How much of this is supposition on your part? It's not like Valve, but I work in software development with a relatively flat structure and people take care of the annoying and difficult stuff because we take pride in doing good work and because it has to get done.

Like, nobody tells me to take care of this annoying deployment configuration thing, but it's on the board (because it was identified as something that needed to happen for things to go smoothly), so I do it. If I (or someone else) didn't, then it causes all sorts of issues, resulting in us feeling shitty about the quality of our work. Why would we knowingly put ourselves in that position?

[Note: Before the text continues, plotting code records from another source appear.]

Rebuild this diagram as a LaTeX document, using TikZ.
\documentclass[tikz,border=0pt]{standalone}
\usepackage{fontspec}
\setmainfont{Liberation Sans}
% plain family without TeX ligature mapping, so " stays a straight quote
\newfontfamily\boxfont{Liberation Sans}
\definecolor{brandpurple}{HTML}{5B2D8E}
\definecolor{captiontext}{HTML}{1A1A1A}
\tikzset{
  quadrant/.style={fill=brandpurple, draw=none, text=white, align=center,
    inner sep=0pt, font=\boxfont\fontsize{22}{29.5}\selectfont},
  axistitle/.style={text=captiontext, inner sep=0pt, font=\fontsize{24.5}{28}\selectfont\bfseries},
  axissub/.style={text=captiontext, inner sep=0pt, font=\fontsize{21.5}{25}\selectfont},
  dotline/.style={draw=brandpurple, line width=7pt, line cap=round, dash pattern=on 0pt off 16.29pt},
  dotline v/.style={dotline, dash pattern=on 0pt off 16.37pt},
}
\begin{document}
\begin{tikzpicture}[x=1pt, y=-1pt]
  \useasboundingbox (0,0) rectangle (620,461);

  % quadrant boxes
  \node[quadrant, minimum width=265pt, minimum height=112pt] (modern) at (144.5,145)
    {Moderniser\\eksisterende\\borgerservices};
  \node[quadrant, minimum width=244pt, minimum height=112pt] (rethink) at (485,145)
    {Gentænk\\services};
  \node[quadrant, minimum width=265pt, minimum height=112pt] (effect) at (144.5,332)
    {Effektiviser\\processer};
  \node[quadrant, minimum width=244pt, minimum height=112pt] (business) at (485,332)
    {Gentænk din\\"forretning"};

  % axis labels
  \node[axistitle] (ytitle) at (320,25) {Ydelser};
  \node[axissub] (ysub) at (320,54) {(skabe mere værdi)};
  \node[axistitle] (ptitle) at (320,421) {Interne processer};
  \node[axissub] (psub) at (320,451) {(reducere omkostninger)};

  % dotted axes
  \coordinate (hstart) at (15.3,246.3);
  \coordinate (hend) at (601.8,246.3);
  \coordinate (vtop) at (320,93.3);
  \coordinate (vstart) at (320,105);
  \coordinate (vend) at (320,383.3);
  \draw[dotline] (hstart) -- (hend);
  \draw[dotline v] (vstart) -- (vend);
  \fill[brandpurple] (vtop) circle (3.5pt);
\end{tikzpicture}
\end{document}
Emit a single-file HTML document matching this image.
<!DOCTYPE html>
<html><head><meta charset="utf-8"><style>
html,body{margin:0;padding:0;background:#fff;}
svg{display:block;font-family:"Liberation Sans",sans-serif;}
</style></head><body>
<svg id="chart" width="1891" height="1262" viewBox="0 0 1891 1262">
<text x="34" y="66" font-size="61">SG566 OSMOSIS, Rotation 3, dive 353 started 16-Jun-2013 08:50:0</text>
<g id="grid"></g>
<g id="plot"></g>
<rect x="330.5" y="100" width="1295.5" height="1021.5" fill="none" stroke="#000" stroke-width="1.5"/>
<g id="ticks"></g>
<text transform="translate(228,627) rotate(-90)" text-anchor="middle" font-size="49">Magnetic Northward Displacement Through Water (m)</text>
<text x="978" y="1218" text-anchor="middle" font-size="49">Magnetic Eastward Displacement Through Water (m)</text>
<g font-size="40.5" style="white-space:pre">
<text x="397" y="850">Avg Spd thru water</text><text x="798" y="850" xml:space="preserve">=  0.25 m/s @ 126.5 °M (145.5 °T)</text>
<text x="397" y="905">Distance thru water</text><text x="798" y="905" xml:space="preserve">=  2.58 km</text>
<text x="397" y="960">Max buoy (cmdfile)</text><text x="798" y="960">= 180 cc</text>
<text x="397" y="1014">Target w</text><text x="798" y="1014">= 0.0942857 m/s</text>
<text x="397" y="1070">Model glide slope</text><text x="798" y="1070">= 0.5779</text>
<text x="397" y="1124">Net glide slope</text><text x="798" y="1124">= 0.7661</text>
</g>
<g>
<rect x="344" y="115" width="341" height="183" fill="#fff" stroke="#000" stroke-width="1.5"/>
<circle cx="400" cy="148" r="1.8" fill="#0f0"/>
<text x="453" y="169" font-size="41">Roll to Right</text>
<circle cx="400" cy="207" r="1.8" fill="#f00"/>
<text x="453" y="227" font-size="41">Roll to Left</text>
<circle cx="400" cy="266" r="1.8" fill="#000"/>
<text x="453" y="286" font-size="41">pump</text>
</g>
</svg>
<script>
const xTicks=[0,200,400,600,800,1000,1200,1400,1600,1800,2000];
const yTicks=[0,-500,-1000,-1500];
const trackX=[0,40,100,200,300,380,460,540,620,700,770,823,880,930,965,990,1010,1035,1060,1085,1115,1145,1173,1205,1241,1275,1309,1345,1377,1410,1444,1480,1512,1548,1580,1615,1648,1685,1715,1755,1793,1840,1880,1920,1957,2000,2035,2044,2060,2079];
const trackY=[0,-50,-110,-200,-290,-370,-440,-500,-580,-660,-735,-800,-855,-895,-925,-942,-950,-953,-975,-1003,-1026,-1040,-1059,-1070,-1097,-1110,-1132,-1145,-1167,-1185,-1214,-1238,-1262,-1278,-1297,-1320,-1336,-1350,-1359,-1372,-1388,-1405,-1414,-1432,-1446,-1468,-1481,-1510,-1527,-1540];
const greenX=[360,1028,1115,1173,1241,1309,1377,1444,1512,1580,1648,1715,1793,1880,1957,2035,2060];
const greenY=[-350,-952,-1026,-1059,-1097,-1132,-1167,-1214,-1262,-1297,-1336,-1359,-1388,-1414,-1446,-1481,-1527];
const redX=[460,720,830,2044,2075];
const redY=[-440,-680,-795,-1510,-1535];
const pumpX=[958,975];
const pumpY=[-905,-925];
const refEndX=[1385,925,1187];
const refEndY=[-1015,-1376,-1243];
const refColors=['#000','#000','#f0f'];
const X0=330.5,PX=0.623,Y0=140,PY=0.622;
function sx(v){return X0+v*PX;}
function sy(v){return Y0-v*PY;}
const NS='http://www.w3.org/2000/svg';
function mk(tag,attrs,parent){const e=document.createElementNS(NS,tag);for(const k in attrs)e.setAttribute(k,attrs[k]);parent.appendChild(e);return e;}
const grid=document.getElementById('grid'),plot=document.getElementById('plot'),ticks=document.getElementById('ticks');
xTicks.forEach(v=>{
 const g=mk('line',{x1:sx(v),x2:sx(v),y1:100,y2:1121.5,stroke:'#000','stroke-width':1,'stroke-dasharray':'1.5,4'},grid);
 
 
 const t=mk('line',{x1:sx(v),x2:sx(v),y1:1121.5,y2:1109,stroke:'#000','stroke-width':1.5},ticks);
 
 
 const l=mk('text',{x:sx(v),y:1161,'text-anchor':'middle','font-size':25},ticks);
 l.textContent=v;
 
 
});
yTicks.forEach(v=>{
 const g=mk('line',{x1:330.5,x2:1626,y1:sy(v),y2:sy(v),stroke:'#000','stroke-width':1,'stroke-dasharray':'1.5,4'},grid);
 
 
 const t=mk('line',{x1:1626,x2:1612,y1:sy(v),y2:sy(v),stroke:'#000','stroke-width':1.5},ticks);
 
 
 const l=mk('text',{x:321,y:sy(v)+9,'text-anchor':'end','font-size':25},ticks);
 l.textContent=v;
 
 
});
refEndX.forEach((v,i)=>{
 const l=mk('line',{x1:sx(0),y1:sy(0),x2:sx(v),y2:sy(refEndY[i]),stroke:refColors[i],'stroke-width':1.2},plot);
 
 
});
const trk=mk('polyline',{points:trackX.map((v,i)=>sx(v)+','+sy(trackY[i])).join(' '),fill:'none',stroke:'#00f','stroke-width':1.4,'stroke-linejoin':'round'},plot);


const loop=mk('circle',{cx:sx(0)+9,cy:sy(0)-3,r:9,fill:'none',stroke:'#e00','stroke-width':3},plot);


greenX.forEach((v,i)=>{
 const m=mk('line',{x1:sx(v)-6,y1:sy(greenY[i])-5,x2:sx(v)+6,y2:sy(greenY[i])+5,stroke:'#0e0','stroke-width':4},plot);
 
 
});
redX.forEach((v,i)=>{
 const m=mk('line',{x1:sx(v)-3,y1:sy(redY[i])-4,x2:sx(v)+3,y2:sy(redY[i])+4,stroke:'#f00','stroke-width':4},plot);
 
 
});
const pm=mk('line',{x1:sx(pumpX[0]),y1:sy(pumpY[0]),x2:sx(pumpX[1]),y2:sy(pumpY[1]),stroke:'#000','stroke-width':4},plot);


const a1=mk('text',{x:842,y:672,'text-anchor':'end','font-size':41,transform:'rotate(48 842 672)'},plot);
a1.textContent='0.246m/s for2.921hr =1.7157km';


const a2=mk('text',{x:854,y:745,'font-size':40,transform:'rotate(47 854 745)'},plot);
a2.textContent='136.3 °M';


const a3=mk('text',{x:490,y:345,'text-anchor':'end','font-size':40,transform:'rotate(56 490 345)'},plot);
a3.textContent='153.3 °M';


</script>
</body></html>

I guess I just have a hard time imagining people in a similar environment being so flippant about their own work.
 
How much of this is supposition on your part?

Not really any? Beyond the employee handbook we've had multiple first-hand reports of how things work inside the company, including the lack of customer-oriented employees, the lack of commitment to projects, and the inability to get anything actually approved or shipped.

I mean, I don't think people are shying away from challenges that are actually in their wheelhouse (tough technical issues or whatever) but typically even at a flat-structure company people get hired with specific, concrete responsibilities. Valve's refusal to do that means areas far outside the technical realm (customer service, public relations, etc.) don't have anyone dedicated and skilled handling them.
 

wildfire

Banned
I'm glad Valve didn't sweep this under the rug. Based on their assessment I wasn't directly affected because I didn't log in Christmas day let alone visit anything besides my library page over the weekend but I hope every affected is contacted.
 

The Light

Member
Why haven't they sent this statement to their customers through email? Even if some customers haven't logged into steam in awhile they should also be informed so they can decide whether or not they trust valve to keep their private information safe.

This is the first time I have never been informed through email about a potential leak of private information from a company.
 

Haunted

Member
I was logged in during that timeframe, but I can't tell if I was accessing internal pages and exposed them. Fingers crossed I don't get an email from Valve.
 
Not really any? Beyond the employee handbook we've had multiple first-hand reports of how things work inside the company, including the lack of customer-oriented employees, the lack of commitment to projects, and the inability to get anything actually approved or shipped.

I mean, I don't think people are shying away from challenges that are actually in their wheelhouse (tough technical issues or whatever) but typically even at a flat-structure company people get hired with specific, concrete responsibilities. Valve's refusal to do that means areas far outside the technical realm (customer service, public relations, etc.) don't have anyone dedicated and skilled handling them.
Well I do have to say that Doug is pretty good at Press PR stuff, every time I send him an email I get a fairly quick response on my questions.
But the rest I 100% agree with you even smaller indies have community managers and a company with billions and 100+ million users does not even have 1 is pretty crazy.